— EXERCISE DETAILS —
Your task is to repeat all of the data exactly while excluding the pictures.

****************

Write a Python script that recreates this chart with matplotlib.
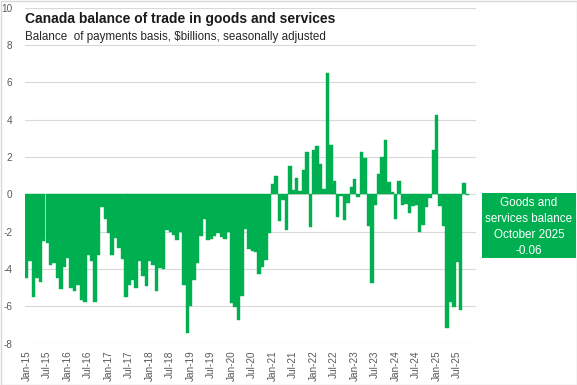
import matplotlib
matplotlib.use("Agg")
import matplotlib.pyplot as plt
from matplotlib.patches import Rectangle
import numpy as np

# Monthly balance, $billions (Jan 2015 - Oct 2025)
bal_2015 = [-4.5, -3.6, -5.5, -4.5, -4.7, -2.5, -2.6, -3.8, -3.7, -4.5, -5.1, -3.9]
bal_2016 = [-3.4, -5.0, -5.2, -4.85, -5.65, -5.75, -3.25, -3.55, -5.75, -3.25, -0.7, -1.3]
bal_2017 = [-2.1, -3.25, -2.35, -2.9, -3.45, -5.5, -4.85, -4.6, -5.05, -3.6, -4.4, -4.9]
bal_2018 = [-3.6, -3.8, -5.2, -3.95, -4.0, -1.9, -2.0, -2.2, -2.45, -2.0, -4.85, -7.45]
bal_2019 = [-6.0, -4.6, -3.7, -2.25, -1.3, -2.45, -2.4, -2.25, -2.1, -2.3, -2.4, -2.0]
bal_2020 = [-5.85, -6.05, -6.75, -5.45, -1.85, -2.95, -3.05, -3.1, -4.25, -3.9, -3.5, -2.05]
bal_2021 = [0.55, 1.0, -1.45, -0.3, -1.9, 1.5, 0.25, 0.9, 0.2, 1.3, 2.25, -1.75]
bal_2022 = [2.4, 2.6, 1.65, 0.3, 6.5, 2.65, 0.7, -1.2, -0.1, -1.4, -0.45, 0.4]
bal_2023 = [0.8, -0.15, 2.25, 1.95, -1.7, -4.75, -0.6, 1.1, 2.0, 2.9, 0.65, 0.1]
bal_2024 = [-1.35, 0.7, -0.6, -0.5, -1.0, -0.65, -0.6, -2.0, -1.65, -0.7, -0.2, 2.4]
bal_2025 = [4.25, -0.65, -1.7, -7.15, -5.8, -6.05, -3.65, -6.2, 0.62, -0.06]

years = ["15", "16", "17", "18", "19", "20", "21", "22", "23", "24", "25"]
tick_labels = [f"{m}-{y}" for y in years for m in ("Jan", "Jul")]
n_categories = 132  # Jan-15 .. Dec-25 on the category axis

title = "Canada balance of trade in goods and services"
subtitle = "Balance  of payments basis, $billions, seasonally adjusted"
box_lines = ["Goods and", "services balance", "October 2025", "-0.06"]

values = (bal_2015 + bal_2016 + bal_2017 + bal_2018 + bal_2019 + bal_2020
          + bal_2021 + bal_2022 + bal_2023 + bal_2024 + bal_2025)

GREEN = "#00B050"
W, H = 577, 385
fig = plt.figure(figsize=(W / 100, H / 100), dpi=100)
fig.patch.set_facecolor("white")

left, right, top, bottom = 25, 476, 7.8, 343.5
ax = fig.add_axes([left / W, 1 - bottom / H, (right - left) / W, (bottom - top) / H])
x = np.arange(len(values))
ax.bar(x, values, width=1.0, color=GREEN, edgecolor=GREEN, linewidth=0.3, zorder=2)
ax.set_xlim(-0.5, n_categories - 0.5)
ax.set_ylim(-8, 10)
ax.set_yticks(range(-8, 11, 2))
ax.set_yticklabels([str(v) for v in range(-8, 11, 2)])
ax.grid(axis="y", color="#d9d9d9", linewidth=0.8, zorder=0)
ax.set_axisbelow(True)
for s in ax.spines.values():
    s.set_visible(False)
ax.set_xticks(np.arange(0, len(tick_labels) * 6, 6))
ax.set_xticklabels(tick_labels, rotation=90)
ax.tick_params(axis="both", length=0, labelsize=7.2, colors="#595959")
ax.tick_params(axis="y", pad=9)
ax.tick_params(axis="x", pad=5)
for lab in ax.get_xticklabels() + ax.get_yticklabels():
    lab.set_fontfamily(["Liberation Sans", "DejaVu Sans"])

fam = ["Liberation Sans Narrow", "Liberation Sans", "DejaVu Sans"]
fig.text(left / W, 1 - 19.5 / H, title, fontsize=10, fontweight="bold",
         family=fam, va="center", ha="left", color="#1a1a1a")
fig.text(left / W, 1 - 37 / H, subtitle, fontsize=8.4, family=fam,
         va="center", ha="left", color="#262626")

# annotation box
bx0, bx1, by0, by1 = 482, 576, 193, 258
fig.patches.append(Rectangle((bx0 / W, 1 - by1 / H), (bx1 - bx0) / W, (by1 - by0) / H,
                             transform=fig.transFigure, facecolor=GREEN, edgecolor="none"))
for i, line in enumerate(box_lines):
    fig.text((bx0 + bx1) / 2 / W, 1 - (202.7 + i * 16) / H, line, color="white",
             fontsize=8.4, family=fam, ha="center", va="center")

# chart border
fig.patches.append(Rectangle((0.5 / W, 0.5 / H), (W - 1) / W, (H - 1) / H,
                             transform=fig.transFigure, facecolor="none",
                             edgecolor="#d9d9d9", linewidth=1))

fig.savefig("out.png", dpi=100)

****************

— COMPLETED EXERCISE —
Write a Python script that recreates this chart with matplotlib.
import matplotlib
matplotlib.use("Agg")
import matplotlib.pyplot as plt
from matplotlib.patches import Rectangle
import numpy as np

# Monthly balance, $billions (Jan 2015 - Oct 2025)
bal_2015 = [-4.5, -3.6, -5.5, -4.5, -4.7, -2.5, -2.6, -3.8, -3.7, -4.5, -5.1, -3.9]
bal_2016 = [-3.4, -5.0, -5.2, -4.85, -5.65, -5.75, -3.25, -3.55, -5.75, -3.25, -0.7, -1.3]
bal_2017 = [-2.1, -3.25, -2.35, -2.9, -3.45, -5.5, -4.85, -4.6, -5.05, -3.6, -4.4, -4.9]
bal_2018 = [-3.6, -3.8, -5.2, -3.95, -4.0, -1.9, -2.0, -2.2, -2.45, -2.0, -4.85, -7.45]
bal_2019 = [-6.0, -4.6, -3.7, -2.25, -1.3, -2.45, -2.4, -2.25, -2.1, -2.3, -2.4, -2.0]
bal_2020 = [-5.85, -6.05, -6.75, -5.45, -1.85, -2.95, -3.05, -3.1, -4.25, -3.9, -3.5, -2.05]
bal_2021 = [0.55, 1.0, -1.45, -0.3, -1.9, 1.5, 0.25, 0.9, 0.2, 1.3, 2.25, -1.75]
bal_2022 = [2.4, 2.6, 1.65, 0.3, 6.5, 2.65, 0.7, -1.2, -0.1, -1.4, -0.45, 0.4]
bal_2023 = [0.8, -0.15, 2.25, 1.95, -1.7, -4.75, -0.6, 1.1, 2.0, 2.9, 0.65, 0.1]
bal_2024 = [-1.35, 0.7, -0.6, -0.5, -1.0, -0.65, -0.6, -2.0, -1.65, -0.7, -0.2, 2.4]
bal_2025 = [4.25, -0.65, -1.7, -7.15, -5.8, -6.05, -3.65, -6.2, 0.62, -0.06]

years = ["15", "16", "17", "18", "19", "20", "21", "22", "23", "24", "25"]
tick_labels = [f"{m}-{y}" for y in years for m in ("Jan", "Jul")]
n_categories = 132  # Jan-15 .. Dec-25 on the category axis

title = "Canada balance of trade in goods and services"
subtitle = "Balance  of payments basis, $billions, seasonally adjusted"
box_lines = ["Goods and", "services balance", "October 2025", "-0.06"]

values = (bal_2015 + bal_2016 + bal_2017 + bal_2018 + bal_2019 + bal_2020
          + bal_2021 + bal_2022 + bal_2023 + bal_2024 + bal_2025)

GREEN = "#00B050"
W, H = 577, 385
fig = plt.figure(figsize=(W / 100, H / 100), dpi=100)
fig.patch.set_facecolor("white")

left, right, top, bottom = 25, 476, 7.8, 343.5
ax = fig.add_axes([left / W, 1 - bottom / H, (right - left) / W, (bottom - top) / H])
x = np.arange(len(values))
ax.bar(x, values, width=1.0, color=GREEN, edgecolor=GREEN, linewidth=0.3, zorder=2)
ax.set_xlim(-0.5, n_categories - 0.5)
ax.set_ylim(-8, 10)
ax.set_yticks(range(-8, 11, 2))
ax.set_yticklabels([str(v) for v in range(-8, 11, 2)])
ax.grid(axis="y", color="#d9d9d9", linewidth=0.8, zorder=0)
ax.set_axisbelow(True)
for s in ax.spines.values():
    s.set_visible(False)
ax.set_xticks(np.arange(0, len(tick_labels) * 6, 6))
ax.set_xticklabels(tick_labels, rotation=90)
ax.tick_params(axis="both", length=0, labelsize=7.2, colors="#595959")
ax.tick_params(axis="y", pad=9)
ax.tick_params(axis="x", pad=5)
for lab in ax.get_xticklabels() + ax.get_yticklabels():
    lab.set_fontfamily(["Liberation Sans", "DejaVu Sans"])

fam = ["Liberation Sans Narrow", "Liberation Sans", "DejaVu Sans"]
fig.text(left / W, 1 - 19.5 / H, title, fontsize=10, fontweight="bold",
         family=fam, va="center", ha="left", color="#1a1a1a")
fig.text(left / W, 1 - 37 / H, subtitle, fontsize=8.4, family=fam,
         va="center", ha="left", color="#262626")

# annotation box
bx0, bx1, by0, by1 = 482, 576, 193, 258
fig.patches.append(Rectangle((bx0 / W, 1 - by1 / H), (bx1 - bx0) / W, (by1 - by0) / H,
                             transform=fig.transFigure, facecolor=GREEN, edgecolor="none"))
for i, line in enumerate(box_lines):
    fig.text((bx0 + bx1) / 2 / W, 1 - (202.7 + i * 16) / H, line, color="white",
             fontsize=8.4, family=fam, ha="center", va="center")

# chart border
fig.patches.append(Rectangle((0.5 / W, 0.5 / H), (W - 1) / W, (H - 1) / H,
                             transform=fig.transFigure, facecolor="none",
                             edgecolor="#d9d9d9", linewidth=1))

fig.savefig("out.png", dpi=100)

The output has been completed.